- What you are asked to do
Transcribe the material word for word, but without the images.

[start Data extract]

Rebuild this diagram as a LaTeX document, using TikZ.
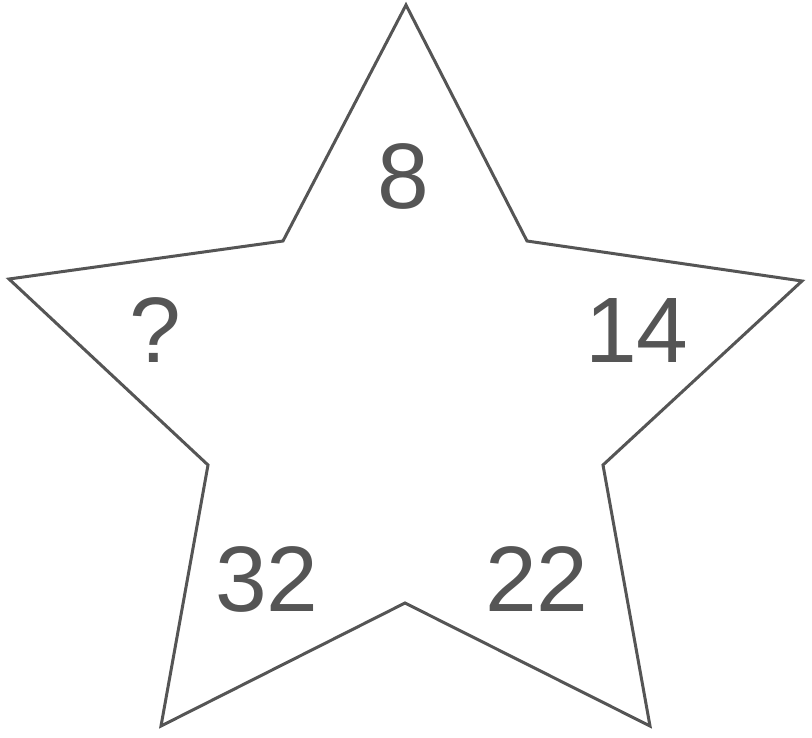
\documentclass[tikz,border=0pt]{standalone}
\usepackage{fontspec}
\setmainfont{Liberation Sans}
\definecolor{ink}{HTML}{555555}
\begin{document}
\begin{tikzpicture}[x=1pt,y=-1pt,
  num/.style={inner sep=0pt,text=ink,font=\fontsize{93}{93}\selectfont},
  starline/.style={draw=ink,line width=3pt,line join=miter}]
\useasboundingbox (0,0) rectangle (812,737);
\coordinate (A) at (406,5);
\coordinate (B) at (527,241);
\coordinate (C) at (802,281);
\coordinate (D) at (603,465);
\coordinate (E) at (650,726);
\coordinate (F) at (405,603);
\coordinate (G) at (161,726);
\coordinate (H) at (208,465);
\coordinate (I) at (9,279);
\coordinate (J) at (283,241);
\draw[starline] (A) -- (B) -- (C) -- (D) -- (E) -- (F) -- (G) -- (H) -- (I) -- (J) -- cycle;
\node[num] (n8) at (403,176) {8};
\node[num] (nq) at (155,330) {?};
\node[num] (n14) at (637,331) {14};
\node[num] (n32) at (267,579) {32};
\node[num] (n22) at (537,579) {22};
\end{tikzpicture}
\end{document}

[end Data extract]

- Full response
Rebuild this diagram as a LaTeX document, using TikZ.
\documentclass[tikz,border=0pt]{standalone}
\usepackage{fontspec}
\setmainfont{Liberation Sans}
\definecolor{ink}{HTML}{555555}
\begin{document}
\begin{tikzpicture}[x=1pt,y=-1pt,
  num/.style={inner sep=0pt,text=ink,font=\fontsize{93}{93}\selectfont},
  starline/.style={draw=ink,line width=3pt,line join=miter}]
\useasboundingbox (0,0) rectangle (812,737);
\coordinate (A) at (406,5);
\coordinate (B) at (527,241);
\coordinate (C) at (802,281);
\coordinate (D) at (603,465);
\coordinate (E) at (650,726);
\coordinate (F) at (405,603);
\coordinate (G) at (161,726);
\coordinate (H) at (208,465);
\coordinate (I) at (9,279);
\coordinate (J) at (283,241);
\draw[starline] (A) -- (B) -- (C) -- (D) -- (E) -- (F) -- (G) -- (H) -- (I) -- (J) -- cycle;
\node[num] (n8) at (403,176) {8};
\node[num] (nq) at (155,330) {?};
\node[num] (n14) at (637,331) {14};
\node[num] (n32) at (267,579) {32};
\node[num] (n22) at (537,579) {22};
\end{tikzpicture}
\end{document}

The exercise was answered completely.